==== EXERCISE INPUTS
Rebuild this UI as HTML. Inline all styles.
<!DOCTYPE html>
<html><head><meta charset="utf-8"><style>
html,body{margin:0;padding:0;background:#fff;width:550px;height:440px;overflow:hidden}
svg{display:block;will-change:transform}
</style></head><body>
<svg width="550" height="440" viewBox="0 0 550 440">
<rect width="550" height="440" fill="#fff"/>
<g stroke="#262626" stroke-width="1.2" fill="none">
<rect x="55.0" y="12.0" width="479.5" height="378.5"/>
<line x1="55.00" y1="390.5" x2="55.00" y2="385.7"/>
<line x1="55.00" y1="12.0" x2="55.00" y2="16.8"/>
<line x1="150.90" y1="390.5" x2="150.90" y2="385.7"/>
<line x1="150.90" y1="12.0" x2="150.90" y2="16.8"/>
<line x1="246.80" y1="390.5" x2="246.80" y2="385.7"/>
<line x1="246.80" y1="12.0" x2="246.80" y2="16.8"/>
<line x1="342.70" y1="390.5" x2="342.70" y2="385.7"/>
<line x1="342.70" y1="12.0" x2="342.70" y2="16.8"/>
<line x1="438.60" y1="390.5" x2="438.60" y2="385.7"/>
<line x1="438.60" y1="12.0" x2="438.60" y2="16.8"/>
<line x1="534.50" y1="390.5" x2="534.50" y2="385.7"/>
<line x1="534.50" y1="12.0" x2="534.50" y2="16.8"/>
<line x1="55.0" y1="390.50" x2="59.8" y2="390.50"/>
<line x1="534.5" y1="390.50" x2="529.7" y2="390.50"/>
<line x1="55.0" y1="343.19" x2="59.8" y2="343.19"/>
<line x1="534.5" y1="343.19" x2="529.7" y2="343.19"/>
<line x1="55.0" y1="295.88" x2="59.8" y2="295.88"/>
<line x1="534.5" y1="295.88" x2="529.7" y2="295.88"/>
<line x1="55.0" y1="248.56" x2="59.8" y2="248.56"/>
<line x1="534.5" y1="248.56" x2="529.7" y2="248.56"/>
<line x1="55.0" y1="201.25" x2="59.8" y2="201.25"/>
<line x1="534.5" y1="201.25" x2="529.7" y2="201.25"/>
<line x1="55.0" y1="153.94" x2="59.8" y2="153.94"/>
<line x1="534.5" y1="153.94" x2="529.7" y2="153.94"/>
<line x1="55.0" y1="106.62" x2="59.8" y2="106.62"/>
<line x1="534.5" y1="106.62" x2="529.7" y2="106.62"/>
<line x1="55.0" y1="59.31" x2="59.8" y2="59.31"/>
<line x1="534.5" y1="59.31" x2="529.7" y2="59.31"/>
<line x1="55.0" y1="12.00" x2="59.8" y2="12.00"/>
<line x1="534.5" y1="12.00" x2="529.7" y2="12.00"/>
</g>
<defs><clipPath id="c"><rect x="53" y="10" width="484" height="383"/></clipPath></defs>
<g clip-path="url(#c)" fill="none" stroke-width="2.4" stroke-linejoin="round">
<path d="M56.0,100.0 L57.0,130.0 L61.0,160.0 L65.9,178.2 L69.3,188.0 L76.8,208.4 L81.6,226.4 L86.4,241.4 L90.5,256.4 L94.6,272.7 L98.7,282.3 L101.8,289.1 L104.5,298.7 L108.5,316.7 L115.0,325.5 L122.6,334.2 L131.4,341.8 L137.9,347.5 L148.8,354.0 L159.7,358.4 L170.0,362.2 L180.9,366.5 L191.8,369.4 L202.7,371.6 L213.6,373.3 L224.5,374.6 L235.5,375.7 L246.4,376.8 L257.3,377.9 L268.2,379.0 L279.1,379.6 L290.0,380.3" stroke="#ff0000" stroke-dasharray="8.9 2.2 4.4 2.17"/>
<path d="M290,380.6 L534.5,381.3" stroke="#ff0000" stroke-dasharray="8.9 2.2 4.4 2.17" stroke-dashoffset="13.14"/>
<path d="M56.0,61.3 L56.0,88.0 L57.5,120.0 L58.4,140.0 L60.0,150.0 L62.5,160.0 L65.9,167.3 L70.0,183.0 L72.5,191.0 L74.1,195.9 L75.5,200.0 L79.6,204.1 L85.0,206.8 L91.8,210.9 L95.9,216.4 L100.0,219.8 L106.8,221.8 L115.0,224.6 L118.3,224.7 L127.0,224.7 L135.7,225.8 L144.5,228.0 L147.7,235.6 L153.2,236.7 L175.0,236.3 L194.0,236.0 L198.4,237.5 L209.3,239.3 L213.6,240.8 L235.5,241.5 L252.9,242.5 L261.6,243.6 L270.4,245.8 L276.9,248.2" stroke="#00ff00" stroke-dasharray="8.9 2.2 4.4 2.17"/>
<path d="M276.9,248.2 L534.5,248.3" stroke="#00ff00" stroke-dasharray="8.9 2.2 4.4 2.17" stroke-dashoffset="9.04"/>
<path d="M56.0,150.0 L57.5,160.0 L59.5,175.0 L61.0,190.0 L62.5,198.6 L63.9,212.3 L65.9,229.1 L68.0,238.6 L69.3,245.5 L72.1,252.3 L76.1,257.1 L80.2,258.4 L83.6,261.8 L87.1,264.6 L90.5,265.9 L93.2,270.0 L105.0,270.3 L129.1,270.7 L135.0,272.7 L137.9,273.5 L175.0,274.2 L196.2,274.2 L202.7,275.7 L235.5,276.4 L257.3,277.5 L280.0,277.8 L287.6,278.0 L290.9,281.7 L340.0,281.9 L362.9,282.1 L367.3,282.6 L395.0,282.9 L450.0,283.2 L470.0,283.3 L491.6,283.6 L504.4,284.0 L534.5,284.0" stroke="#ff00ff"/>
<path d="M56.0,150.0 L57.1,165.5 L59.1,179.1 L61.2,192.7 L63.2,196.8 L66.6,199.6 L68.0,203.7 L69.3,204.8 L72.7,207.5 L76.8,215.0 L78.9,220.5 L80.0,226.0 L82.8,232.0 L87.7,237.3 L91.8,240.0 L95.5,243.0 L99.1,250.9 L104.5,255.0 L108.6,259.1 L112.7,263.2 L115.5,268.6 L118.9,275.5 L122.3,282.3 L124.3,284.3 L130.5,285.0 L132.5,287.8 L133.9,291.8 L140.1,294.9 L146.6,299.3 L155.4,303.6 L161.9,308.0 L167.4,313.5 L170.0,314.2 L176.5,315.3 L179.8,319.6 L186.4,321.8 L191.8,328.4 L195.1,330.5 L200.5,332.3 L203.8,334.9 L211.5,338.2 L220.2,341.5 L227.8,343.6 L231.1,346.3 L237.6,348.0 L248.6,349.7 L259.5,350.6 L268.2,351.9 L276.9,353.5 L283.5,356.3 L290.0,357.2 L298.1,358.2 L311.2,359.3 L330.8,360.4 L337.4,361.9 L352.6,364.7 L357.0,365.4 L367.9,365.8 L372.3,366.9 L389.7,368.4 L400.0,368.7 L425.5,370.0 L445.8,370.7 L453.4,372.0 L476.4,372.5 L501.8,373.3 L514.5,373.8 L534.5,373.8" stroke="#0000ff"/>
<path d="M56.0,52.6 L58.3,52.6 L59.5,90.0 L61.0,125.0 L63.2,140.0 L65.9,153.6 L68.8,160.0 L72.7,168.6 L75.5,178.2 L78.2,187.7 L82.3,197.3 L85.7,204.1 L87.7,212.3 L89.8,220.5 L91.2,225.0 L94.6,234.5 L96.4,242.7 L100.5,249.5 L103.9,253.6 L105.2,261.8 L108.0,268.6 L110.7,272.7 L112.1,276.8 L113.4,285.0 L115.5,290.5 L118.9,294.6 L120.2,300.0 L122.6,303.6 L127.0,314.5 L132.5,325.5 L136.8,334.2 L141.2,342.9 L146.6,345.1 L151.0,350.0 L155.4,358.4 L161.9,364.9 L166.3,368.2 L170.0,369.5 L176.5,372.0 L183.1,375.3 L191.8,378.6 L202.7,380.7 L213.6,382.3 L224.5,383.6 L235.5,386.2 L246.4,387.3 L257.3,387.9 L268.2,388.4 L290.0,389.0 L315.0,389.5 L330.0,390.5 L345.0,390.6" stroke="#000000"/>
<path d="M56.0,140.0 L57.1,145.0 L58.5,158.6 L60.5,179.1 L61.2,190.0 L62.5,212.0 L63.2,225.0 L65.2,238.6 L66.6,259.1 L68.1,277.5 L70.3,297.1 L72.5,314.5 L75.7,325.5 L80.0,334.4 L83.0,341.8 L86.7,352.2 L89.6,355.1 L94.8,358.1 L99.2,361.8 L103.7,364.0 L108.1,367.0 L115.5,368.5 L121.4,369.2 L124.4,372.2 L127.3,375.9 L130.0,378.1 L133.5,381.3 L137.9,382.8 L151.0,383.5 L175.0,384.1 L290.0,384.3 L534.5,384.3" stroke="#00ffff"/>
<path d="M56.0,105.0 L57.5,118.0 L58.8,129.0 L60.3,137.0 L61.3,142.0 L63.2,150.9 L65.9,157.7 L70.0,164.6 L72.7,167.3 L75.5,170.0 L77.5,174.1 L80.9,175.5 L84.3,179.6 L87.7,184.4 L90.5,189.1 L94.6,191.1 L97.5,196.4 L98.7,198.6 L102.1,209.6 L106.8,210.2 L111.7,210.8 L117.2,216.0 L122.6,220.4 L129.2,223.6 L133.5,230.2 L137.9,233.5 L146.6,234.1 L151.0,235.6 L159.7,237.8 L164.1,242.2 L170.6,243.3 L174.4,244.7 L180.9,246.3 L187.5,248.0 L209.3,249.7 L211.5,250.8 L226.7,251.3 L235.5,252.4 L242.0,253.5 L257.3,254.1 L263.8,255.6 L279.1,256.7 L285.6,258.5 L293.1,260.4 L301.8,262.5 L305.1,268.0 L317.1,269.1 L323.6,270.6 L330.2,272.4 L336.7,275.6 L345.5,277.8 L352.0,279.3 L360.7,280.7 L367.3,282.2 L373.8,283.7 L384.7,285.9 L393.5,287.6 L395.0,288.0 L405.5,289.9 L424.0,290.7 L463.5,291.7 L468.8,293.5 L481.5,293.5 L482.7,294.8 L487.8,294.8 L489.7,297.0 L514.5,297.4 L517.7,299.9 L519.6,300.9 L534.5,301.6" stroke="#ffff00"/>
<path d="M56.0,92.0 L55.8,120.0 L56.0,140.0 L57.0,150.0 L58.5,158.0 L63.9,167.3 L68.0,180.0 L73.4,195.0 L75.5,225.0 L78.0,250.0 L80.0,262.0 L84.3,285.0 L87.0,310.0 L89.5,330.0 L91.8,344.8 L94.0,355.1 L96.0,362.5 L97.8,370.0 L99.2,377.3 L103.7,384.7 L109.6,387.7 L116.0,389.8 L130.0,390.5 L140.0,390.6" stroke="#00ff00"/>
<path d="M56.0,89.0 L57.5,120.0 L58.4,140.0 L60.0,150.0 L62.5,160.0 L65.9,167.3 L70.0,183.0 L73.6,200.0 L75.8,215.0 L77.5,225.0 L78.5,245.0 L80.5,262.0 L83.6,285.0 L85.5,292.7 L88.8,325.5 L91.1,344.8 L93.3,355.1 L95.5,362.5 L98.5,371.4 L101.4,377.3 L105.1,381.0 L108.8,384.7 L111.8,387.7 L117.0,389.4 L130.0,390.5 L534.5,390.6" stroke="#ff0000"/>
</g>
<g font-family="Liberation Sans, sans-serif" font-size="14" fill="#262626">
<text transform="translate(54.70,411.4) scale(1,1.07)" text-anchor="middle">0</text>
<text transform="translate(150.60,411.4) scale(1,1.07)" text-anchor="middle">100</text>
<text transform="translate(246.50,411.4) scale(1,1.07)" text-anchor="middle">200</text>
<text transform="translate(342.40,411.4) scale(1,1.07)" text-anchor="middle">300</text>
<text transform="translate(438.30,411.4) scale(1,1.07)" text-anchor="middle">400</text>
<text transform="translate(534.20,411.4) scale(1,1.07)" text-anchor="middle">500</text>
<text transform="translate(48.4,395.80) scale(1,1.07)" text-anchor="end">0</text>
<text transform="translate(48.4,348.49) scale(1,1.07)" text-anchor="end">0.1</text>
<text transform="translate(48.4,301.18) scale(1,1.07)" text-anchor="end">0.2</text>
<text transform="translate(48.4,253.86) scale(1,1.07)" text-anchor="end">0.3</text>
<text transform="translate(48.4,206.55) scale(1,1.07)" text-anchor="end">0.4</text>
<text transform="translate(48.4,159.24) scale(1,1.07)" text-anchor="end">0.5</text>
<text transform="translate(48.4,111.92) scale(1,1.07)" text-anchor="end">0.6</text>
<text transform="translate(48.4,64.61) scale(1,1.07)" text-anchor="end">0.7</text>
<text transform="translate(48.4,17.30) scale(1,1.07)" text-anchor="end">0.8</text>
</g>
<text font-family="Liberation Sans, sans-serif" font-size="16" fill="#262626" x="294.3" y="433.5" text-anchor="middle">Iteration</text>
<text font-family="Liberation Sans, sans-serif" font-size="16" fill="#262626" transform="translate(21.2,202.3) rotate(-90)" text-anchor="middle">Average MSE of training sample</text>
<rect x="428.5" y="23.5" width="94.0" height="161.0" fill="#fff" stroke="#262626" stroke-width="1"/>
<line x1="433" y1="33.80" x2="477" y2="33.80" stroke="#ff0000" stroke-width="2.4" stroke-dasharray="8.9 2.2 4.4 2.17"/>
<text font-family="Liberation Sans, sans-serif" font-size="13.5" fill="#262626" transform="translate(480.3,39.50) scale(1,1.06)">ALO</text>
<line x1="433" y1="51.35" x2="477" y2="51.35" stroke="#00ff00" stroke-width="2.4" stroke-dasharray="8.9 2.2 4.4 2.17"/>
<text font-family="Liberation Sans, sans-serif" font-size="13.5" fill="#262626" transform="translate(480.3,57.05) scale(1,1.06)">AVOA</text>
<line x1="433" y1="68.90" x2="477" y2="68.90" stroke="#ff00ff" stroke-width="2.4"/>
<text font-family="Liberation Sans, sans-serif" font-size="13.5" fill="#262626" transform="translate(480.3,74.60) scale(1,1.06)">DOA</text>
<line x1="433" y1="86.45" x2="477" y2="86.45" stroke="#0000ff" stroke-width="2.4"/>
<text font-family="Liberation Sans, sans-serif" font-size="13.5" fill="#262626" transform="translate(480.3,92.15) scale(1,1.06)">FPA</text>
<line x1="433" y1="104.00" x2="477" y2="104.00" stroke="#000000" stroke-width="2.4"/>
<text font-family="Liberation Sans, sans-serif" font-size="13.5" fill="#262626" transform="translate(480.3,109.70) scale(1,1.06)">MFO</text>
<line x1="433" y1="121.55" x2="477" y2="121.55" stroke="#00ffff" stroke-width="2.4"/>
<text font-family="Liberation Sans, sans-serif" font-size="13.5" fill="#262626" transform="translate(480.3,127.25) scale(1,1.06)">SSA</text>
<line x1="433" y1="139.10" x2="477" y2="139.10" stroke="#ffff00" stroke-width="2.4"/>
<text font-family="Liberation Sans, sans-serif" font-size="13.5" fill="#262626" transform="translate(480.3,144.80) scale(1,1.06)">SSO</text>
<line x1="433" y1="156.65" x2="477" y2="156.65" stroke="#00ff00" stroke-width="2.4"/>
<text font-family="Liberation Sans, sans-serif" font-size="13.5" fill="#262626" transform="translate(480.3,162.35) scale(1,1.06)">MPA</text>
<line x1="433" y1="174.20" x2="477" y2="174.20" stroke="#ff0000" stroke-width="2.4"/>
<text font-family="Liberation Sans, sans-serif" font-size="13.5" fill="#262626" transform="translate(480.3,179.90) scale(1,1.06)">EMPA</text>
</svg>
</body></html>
========
==== EXERCISE INPUTS
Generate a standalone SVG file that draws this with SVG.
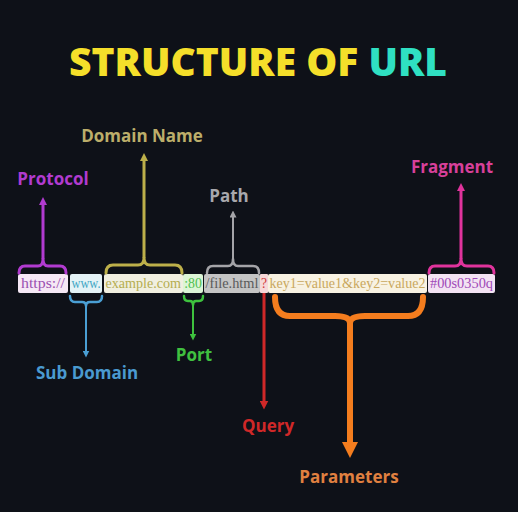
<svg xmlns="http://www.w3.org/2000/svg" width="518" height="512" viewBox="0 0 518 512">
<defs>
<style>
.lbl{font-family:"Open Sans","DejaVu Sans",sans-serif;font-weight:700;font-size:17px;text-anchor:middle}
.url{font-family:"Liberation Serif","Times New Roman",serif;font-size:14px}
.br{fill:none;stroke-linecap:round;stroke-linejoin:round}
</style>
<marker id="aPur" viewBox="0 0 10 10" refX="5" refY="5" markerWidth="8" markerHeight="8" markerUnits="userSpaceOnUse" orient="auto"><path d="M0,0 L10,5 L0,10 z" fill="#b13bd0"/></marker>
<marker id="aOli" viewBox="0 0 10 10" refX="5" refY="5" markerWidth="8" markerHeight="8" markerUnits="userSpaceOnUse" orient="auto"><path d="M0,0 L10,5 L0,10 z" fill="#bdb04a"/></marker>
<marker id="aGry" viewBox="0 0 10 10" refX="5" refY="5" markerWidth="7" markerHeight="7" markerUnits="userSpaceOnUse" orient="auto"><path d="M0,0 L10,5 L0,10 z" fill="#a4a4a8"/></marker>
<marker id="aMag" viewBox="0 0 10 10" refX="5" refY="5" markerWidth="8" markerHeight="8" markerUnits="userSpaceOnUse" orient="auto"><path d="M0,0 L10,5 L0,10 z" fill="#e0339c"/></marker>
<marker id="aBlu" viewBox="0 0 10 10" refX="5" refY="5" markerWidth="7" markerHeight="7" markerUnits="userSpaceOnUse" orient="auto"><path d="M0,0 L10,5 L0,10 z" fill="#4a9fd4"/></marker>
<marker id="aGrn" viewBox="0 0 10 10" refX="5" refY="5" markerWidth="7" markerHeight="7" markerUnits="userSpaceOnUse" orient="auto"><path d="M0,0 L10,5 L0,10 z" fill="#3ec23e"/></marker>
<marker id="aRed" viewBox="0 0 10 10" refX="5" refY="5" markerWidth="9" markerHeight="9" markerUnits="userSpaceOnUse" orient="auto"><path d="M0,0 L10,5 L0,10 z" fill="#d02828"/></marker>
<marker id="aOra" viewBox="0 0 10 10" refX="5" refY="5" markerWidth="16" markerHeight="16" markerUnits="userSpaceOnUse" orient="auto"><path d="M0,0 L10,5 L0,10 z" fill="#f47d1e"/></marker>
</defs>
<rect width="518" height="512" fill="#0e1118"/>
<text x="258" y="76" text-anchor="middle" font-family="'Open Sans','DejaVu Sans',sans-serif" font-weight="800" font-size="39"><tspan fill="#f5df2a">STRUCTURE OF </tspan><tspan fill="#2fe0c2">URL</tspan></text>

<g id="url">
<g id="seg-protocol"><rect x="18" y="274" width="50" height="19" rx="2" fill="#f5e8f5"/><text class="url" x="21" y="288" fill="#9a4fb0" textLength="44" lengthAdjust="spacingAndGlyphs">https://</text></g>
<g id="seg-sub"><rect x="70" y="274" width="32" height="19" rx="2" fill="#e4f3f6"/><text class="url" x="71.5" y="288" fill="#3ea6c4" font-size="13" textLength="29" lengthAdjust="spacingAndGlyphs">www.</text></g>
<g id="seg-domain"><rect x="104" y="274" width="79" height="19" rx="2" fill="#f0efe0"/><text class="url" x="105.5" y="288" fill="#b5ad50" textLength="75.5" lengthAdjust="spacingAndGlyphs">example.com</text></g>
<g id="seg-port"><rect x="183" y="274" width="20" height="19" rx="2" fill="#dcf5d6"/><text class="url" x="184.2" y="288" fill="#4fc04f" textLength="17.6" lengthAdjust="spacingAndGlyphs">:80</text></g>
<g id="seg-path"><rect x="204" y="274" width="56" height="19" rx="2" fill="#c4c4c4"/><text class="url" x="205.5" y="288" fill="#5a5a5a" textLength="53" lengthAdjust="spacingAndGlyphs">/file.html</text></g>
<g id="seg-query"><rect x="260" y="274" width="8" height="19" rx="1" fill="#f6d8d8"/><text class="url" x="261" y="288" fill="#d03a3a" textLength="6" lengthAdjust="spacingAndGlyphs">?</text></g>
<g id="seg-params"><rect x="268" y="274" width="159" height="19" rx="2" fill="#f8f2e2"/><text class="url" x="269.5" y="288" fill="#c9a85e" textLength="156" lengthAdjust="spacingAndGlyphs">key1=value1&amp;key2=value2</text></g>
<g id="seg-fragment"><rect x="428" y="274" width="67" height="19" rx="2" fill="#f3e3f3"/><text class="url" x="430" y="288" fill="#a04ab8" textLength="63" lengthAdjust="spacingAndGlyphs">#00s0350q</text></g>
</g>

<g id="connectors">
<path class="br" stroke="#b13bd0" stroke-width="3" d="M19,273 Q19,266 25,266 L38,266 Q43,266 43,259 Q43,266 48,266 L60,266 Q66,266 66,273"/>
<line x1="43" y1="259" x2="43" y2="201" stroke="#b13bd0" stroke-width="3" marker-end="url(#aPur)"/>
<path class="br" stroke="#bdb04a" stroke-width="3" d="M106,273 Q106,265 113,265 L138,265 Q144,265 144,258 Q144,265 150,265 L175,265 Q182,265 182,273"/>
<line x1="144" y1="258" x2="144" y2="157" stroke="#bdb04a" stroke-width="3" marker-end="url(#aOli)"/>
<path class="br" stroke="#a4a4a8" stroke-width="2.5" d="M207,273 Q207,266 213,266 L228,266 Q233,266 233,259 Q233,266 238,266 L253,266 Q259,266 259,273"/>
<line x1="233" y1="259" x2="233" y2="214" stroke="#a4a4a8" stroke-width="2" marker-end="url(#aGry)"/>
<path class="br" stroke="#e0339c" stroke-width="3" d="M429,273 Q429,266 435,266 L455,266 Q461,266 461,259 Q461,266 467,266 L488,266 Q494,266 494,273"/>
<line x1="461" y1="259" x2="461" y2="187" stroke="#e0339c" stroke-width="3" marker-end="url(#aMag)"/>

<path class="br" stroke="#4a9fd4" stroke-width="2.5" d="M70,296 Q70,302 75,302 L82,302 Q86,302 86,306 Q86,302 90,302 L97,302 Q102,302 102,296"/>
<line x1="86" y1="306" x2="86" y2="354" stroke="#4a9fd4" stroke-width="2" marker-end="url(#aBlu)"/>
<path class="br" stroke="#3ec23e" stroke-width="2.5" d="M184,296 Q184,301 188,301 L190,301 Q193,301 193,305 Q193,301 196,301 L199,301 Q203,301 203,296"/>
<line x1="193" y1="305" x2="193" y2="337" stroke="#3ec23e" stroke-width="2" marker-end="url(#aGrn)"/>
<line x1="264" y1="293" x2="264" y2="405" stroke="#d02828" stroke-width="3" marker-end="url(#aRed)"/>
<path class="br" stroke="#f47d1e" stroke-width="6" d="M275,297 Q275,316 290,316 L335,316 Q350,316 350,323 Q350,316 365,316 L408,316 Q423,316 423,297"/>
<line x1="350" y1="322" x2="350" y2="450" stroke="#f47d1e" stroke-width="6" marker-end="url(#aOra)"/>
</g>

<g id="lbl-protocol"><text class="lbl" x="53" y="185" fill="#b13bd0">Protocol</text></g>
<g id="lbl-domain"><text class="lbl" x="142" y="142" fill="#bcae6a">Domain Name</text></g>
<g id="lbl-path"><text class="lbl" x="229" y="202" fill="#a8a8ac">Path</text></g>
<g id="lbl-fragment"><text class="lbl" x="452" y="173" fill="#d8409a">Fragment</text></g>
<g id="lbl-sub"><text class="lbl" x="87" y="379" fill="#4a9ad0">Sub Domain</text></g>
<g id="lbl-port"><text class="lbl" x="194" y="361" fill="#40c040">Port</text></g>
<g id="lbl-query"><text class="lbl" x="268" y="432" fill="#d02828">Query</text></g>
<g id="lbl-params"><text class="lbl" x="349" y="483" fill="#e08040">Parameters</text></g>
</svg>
========
◆ OBJECTIVE ◆
Gather each line holding the string "this".

◆ WRITTEN SOLUTION ◆
Rebuild this UI as HTML. Inline all styles.
Generate a standalone SVG file that draws this with SVG.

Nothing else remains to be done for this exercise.